Exercise details:
Find each line with the word "React" and copy it.

Material:
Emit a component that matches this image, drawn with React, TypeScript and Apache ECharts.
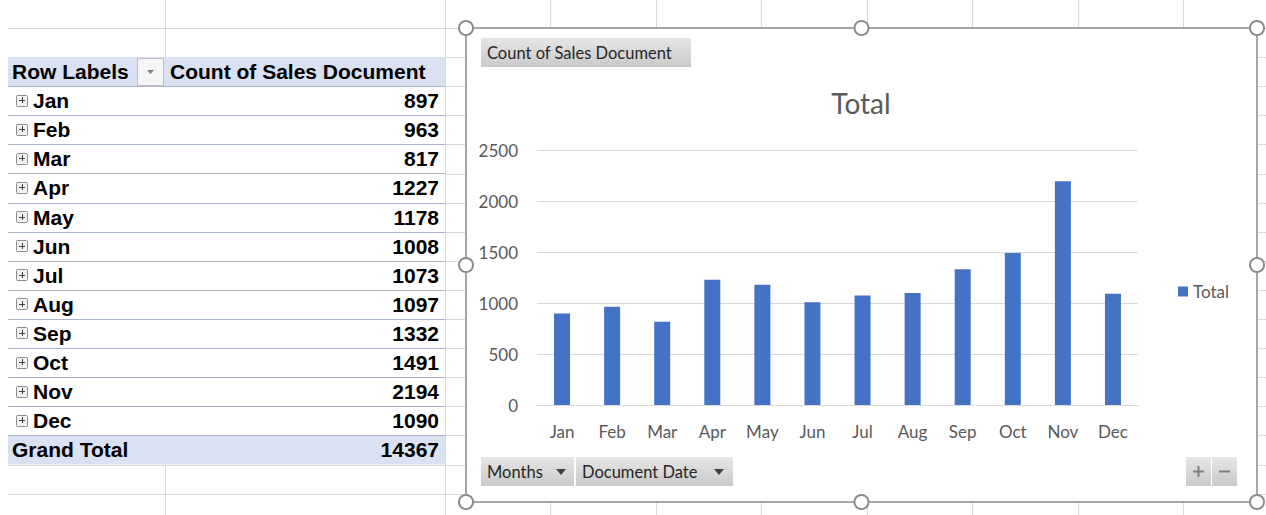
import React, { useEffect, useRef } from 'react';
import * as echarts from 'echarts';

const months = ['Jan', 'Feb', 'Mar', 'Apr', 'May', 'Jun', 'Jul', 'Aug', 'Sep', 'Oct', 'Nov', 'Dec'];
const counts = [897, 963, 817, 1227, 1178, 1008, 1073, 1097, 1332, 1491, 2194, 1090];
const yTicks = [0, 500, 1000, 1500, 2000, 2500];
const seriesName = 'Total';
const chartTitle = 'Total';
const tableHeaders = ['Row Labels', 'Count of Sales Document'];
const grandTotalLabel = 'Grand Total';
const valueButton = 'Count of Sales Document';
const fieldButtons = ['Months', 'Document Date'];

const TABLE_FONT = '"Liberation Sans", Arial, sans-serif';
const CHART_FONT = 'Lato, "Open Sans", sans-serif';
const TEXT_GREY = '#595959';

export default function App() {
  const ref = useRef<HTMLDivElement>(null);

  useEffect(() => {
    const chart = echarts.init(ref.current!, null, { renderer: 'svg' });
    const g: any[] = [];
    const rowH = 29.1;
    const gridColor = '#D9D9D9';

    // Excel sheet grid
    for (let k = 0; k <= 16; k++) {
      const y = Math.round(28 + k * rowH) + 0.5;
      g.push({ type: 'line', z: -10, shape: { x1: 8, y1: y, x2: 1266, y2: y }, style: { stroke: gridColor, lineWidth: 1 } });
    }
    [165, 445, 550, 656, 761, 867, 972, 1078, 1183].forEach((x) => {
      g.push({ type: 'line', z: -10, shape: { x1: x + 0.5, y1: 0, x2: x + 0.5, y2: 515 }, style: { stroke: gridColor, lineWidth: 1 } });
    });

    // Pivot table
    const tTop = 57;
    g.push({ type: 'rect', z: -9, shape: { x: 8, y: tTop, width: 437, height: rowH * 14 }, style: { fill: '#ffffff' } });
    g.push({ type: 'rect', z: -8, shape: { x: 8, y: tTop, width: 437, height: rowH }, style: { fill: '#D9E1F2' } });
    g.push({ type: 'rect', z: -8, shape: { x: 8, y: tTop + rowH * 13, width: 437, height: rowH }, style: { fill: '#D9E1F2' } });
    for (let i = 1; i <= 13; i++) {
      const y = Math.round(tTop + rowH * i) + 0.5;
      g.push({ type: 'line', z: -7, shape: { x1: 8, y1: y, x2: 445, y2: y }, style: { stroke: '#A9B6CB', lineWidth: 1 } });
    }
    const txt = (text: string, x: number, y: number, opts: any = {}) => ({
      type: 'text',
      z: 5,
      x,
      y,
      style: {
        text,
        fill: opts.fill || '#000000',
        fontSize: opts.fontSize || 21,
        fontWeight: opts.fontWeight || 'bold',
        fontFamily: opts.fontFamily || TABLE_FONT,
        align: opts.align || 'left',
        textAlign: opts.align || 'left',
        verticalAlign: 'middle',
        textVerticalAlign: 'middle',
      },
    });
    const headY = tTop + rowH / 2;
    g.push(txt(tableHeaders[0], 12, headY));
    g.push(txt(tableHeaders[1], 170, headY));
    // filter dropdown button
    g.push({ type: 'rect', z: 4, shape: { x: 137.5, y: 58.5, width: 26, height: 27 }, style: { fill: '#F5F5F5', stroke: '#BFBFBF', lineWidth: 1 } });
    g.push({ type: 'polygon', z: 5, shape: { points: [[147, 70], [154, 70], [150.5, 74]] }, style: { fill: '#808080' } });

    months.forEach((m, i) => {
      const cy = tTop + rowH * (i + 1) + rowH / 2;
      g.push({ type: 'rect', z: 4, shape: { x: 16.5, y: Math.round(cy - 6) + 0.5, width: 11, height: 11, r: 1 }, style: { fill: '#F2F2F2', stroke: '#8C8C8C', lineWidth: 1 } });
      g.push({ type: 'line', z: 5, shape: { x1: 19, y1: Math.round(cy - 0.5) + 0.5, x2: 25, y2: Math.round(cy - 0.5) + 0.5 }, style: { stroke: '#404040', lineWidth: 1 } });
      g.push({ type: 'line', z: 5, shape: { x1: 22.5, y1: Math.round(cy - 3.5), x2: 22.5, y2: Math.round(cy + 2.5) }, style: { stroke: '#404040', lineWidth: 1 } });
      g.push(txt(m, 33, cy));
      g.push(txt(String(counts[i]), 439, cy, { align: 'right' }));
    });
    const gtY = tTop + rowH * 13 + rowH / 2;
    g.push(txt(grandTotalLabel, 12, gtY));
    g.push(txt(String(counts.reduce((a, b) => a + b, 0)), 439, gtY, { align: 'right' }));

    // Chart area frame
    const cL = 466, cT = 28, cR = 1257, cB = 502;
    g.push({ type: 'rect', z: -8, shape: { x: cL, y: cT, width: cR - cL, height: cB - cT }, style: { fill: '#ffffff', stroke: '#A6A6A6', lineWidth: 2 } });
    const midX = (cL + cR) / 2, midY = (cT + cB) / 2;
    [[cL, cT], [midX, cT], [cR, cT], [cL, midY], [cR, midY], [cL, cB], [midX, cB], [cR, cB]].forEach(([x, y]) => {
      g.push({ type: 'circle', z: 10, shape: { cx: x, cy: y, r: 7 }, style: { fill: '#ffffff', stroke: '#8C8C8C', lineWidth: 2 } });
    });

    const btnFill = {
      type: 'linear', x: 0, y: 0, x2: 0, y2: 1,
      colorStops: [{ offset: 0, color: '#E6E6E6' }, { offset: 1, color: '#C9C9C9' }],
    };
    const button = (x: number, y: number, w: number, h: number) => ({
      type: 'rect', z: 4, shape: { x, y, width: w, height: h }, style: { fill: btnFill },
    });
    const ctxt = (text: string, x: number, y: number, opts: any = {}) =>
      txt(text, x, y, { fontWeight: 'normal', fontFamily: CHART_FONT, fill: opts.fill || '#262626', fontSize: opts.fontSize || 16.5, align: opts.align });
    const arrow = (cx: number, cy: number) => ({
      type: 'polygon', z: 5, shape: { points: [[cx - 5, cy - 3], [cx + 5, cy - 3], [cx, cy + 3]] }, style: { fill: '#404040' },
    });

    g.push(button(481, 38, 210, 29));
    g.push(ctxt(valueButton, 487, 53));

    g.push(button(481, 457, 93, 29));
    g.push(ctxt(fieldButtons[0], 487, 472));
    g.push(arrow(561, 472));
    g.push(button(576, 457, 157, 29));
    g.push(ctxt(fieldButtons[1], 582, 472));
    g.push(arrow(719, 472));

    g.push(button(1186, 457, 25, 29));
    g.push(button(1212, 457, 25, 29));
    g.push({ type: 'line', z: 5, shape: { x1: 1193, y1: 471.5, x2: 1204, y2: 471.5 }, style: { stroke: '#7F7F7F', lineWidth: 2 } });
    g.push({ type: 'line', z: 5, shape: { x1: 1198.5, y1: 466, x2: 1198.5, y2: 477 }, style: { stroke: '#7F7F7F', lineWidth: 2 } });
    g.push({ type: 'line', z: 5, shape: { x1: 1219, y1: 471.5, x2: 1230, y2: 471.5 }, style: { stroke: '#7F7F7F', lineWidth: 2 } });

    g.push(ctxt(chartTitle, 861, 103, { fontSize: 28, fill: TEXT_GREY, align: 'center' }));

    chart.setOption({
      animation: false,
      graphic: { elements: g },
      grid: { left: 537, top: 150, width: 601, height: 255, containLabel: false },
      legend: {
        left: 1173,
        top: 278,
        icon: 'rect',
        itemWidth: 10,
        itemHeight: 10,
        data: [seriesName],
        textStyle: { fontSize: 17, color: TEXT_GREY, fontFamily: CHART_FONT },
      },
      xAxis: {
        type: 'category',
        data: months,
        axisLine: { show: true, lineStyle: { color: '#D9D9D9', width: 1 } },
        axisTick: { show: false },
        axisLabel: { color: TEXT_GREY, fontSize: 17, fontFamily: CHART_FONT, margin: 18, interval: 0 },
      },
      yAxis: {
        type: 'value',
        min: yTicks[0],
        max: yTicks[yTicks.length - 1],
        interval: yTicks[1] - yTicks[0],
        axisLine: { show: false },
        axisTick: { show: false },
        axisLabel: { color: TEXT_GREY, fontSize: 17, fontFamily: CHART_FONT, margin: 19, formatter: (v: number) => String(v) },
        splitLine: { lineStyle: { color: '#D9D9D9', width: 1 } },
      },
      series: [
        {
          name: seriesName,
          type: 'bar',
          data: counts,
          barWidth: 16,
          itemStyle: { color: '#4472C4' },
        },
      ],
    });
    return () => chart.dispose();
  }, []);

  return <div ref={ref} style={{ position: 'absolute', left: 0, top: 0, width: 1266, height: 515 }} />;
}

Answer below:
Emit a component that matches this image, drawn with React, TypeScript and Apache ECharts.
import React, { useEffect, useRef } from 'react';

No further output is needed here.